Crafting Impact: Reimagining Architecture by Reimagining Construction | Applied Urban Ecology Workshops
Georgia Institute of Technology
Stephanie Carlisle, with studio critics: Billie Faircloth, Jennifer Pindyck, Sonit Bafna, Mark Cottle, and George Johnston. Spring 2018
This core studio investigated the fundamental relationships between sites of extraction, manufacturing, and construction. The studio asked students to explore the interface between ecology and architecture by looking deeply at land use transformation, site history, and cultural meaning embedded in building materials. Students were asked to design a Center for Land Use History in Amiacalola State Park in Northern Georgia, just miles from the southern terminus of the Appalachian Trail. All building materials for the center had to be extracted from a second site – a 40-acre parcel owned by the US Forest Service, located in the Chattahoochee National Forest. The students used life cycle analysis (LCA) and environmental management plans as frameworks for thinking about long-term ecological impacts of material extraction and the full life cycle of building materials.

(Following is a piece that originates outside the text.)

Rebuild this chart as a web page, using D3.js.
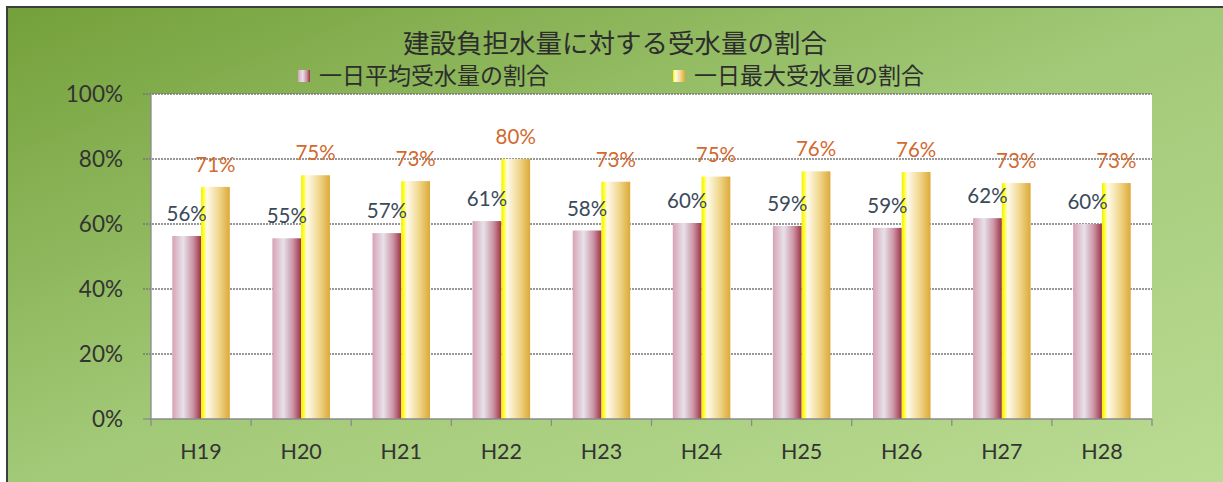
<!DOCTYPE html>
<html>
<head>
<meta charset="utf-8">
<script src="https://cdn.jsdelivr.net/npm/d3@7"></script>
<style>
    body { margin: 0; background: #fff; }
    svg { display: block; }
</style>
</head>
<body>
<svg id="chart" width="1223" height="482"></svg>
<script>
const categories = ['H19', 'H20', 'H21', 'H22', 'H23', 'H24', 'H25', 'H26', 'H27', 'H28'];
const seriesNames = ['一日平均受水量の割合', '一日最大受水量の割合'];
const avgValues = [56.3, 55.6, 57.2, 60.9, 58.0, 60.3, 59.4, 58.8, 61.8, 60.0];
const maxValues = [71.4, 75.0, 73.2, 80.0, 73.0, 74.6, 76.2, 76.0, 72.6, 72.6];
const avgLabels = ['56%', '55%', '57%', '61%', '58%', '60%', '59%', '59%', '62%', '60%'];
const maxLabels = ['71%', '75%', '73%', '80%', '73%', '75%', '76%', '76%', '73%', '73%'];
const yTicks = [0, 20, 40, 60, 80, 100];

const margin = { top: 94, right: 71, bottom: 63, left: 151 };

const svg = d3.select('#chart');
const width = +svg.attr('width');
const height = +svg.attr('height');
const innerWidth = width - margin.left - margin.right;
const innerHeight = height - margin.top - margin.bottom;

const numFont = 'Lato, "Noto Sans", sans-serif';
const jpFont = '"Noto Sans CJK JP", sans-serif';

const defs = svg.append('defs');

// background gradient
const bg = defs.append('linearGradient').attr('id', 'bg')
    .attr('x1', 0).attr('y1', 0).attr('x2', 1).attr('y2', 1);
bg.append('stop').attr('offset', '0%').attr('stop-color', '#74a03a');
bg.append('stop').attr('offset', '50%').attr('stop-color', '#a2c977');
bg.append('stop').attr('offset', '100%').attr('stop-color', '#badb93');

const pinkGrad = defs.append('linearGradient').attr('id', 'pink')
    .attr('x1', 0).attr('y1', 0).attr('x2', 1).attr('y2', 0);
[['0%', '#d7a2b5'], ['38%', '#e7e2ea'], ['72%', '#cc93a4'], ['100%', '#9a3346']]
    .forEach(s => pinkGrad.append('stop').attr('offset', s[0]).attr('stop-color', s[1]));

const yellowGrad = defs.append('linearGradient').attr('id', 'yellow')
    .attr('x1', 0).attr('y1', 0).attr('x2', 1).attr('y2', 0);
[['0%', '#f4ee00'], ['9%', '#ffff2a'], ['20%', '#fffaec'], ['60%', '#f1d992'], ['100%', '#dca938']]
    .forEach(s => yellowGrad.append('stop').attr('offset', s[0]).attr('stop-color', s[1]));

svg.append('rect')
    .attr('x', 7).attr('y', 7)
    .attr('width', width - 7).attr('height', height - 7)
    .attr('fill', 'url(#bg)');

svg.append('path')
    .attr('d', `M7,${height} V7 H${width}`)
    .attr('fill', 'none')
    .attr('stroke', '#3a3f38')
    .attr('stroke-width', 2);

const g = svg.append('g')
    .attr('transform', `translate(${margin.left}, ${margin.top})`);

const x = d3.scaleBand()
    .domain(categories)
    .range([0, innerWidth])
    .padding(0);

const xs = d3.scaleBand()
    .domain(seriesNames)
    .range([0, x.bandwidth()])
    .paddingInner(0)
    .paddingOuter(0.74);

const y = d3.scaleLinear()
    .domain([0, 100])
    .range([innerHeight, 0]);

g.append('rect')
    .attr('width', innerWidth)
    .attr('height', innerHeight)
    .attr('fill', '#fff');

// gridlines
g.selectAll('.grid')
    .data(yTicks.filter(d => d > 0))
    .enter()
    .append('line')
    .attr('x1', -8).attr('x2', innerWidth)
    .attr('y1', d => y(d)).attr('y2', d => y(d))
    .attr('stroke', '#777')
    .attr('stroke-width', 1.4)
    .attr('stroke-dasharray', '2,1');

// y axis
g.append('line')
    .attr('x1', 0).attr('x2', 0)
    .attr('y1', 0).attr('y2', innerHeight)
    .attr('stroke', '#8a8a8a').attr('stroke-width', 1.3);

g.append('line')
    .attr('x1', -8).attr('x2', 0)
    .attr('y1', innerHeight).attr('y2', innerHeight)
    .attr('stroke', '#8a8a8a').attr('stroke-width', 1.3);

g.selectAll('.ylab')
    .data(yTicks)
    .enter()
    .append('text')
    .attr('x', -28)
    .attr('y', d => y(d))
    .attr('dy', '0.36em')
    .attr('text-anchor', 'end')
    .attr('font-family', numFont)
    .attr('font-size', 22.5)
    .attr('fill', '#333')
    .text(d => d + '%');

// bars
const groups = g.selectAll('.grp')
    .data(categories)
    .enter()
    .append('g')
    .attr('transform', d => `translate(${x(d)},0)`);

groups.append('rect')
    .attr('x', xs(seriesNames[0]))
    .attr('width', xs.bandwidth())
    .attr('y', (d, i) => y(avgValues[i]))
    .attr('height', (d, i) => innerHeight - y(avgValues[i]))
    .attr('fill', 'url(#pink)');

groups.append('rect')
    .attr('x', xs(seriesNames[1]))
    .attr('width', xs.bandwidth())
    .attr('y', (d, i) => y(maxValues[i]))
    .attr('height', (d, i) => innerHeight - y(maxValues[i]))
    .attr('fill', 'url(#yellow)');

groups.append('text')
    .attr('x', xs(seriesNames[0]) + xs.bandwidth() / 2)
    .attr('y', (d, i) => y(avgValues[i]) - 15)
    .attr('text-anchor', 'middle')
    .attr('font-family', numFont)
    .attr('font-size', 20.5)
    .attr('fill', '#3a4a5a')
    .text((d, i) => avgLabels[i]);

groups.append('text')
    .attr('x', xs(seriesNames[1]) + xs.bandwidth() / 2)
    .attr('y', (d, i) => y(maxValues[i]) - 15)
    .attr('text-anchor', 'middle')
    .attr('font-family', numFont)
    .attr('font-size', 20.5)
    .attr('fill', '#d2692f')
    .text((d, i) => maxLabels[i]);

// x axis
const xAxis = g.append('g')
    .attr('transform', `translate(0, ${innerHeight})`);

xAxis.append('line')
    .attr('x1', 0).attr('x2', innerWidth)
    .attr('stroke', '#8a8a8a').attr('stroke-width', 1.3);

xAxis.selectAll('.tick')
    .data(d3.range(categories.length + 1))
    .enter()
    .append('line')
    .attr('x1', d => d * x.step()).attr('x2', d => d * x.step())
    .attr('y1', 0).attr('y2', 7)
    .attr('stroke', '#8a8a8a').attr('stroke-width', 1.3);

xAxis.selectAll('.xlab')
    .data(categories)
    .enter()
    .append('text')
    .attr('x', d => x(d) + x.bandwidth() / 2)
    .attr('y', 40)
    .attr('text-anchor', 'middle')
    .attr('font-family', numFont)
    .attr('font-size', 21.5)
    .attr('fill', '#333')
    .text(d => d);

// title
svg.append('text')
    .attr('x', 615)
    .attr('y', 53)
    .attr('text-anchor', 'middle')
    .attr('font-family', jpFont)
    .attr('font-size', 26.5)
    .attr('fill', '#2d2d2d')
    .text('建設負担水量に対する受水量の割合');

// legend
const legend = [
    { name: seriesNames[0], x: 298, fill: 'url(#pink)' },
    { name: seriesNames[1], x: 673, fill: 'url(#yellow)' }
];

const lg = svg.selectAll('.legend')
    .data(legend)
    .enter()
    .append('g')
    .attr('transform', d => `translate(${d.x}, 70)`);

lg.append('rect')
    .attr('width', 12).attr('height', 12)
    .attr('fill', d => d.fill);

lg.append('text')
    .attr('x', 21)
    .attr('y', 6)
    .attr('dy', '0.36em')
    .attr('font-family', jpFont)
    .attr('font-size', 23)
    .attr('fill', '#2d2d2d')
    .text(d => d.name);
</script>
</body>
</html>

Over the course of the studio, I led a series of urban ecology workshops that introduced students to fundamental concepts in landscape ecology and to basic techniques of site analysis, silviculture and forestry. Within the ecology workshops, students were also exposed to techniques for rapidly working through land management scenarios and diagraming stress, disturbance and landscape transformation. I also worked with the students to develop site histories that brought together an understanding of how ecological communities, technology and politics, and culture shaped these dynamic landscapes and the various entities that have claimed ownership of this forest over time: Native American tribes, white settlers, escaped slaves, civil war soldiers, private landowners, industry, and the federal government.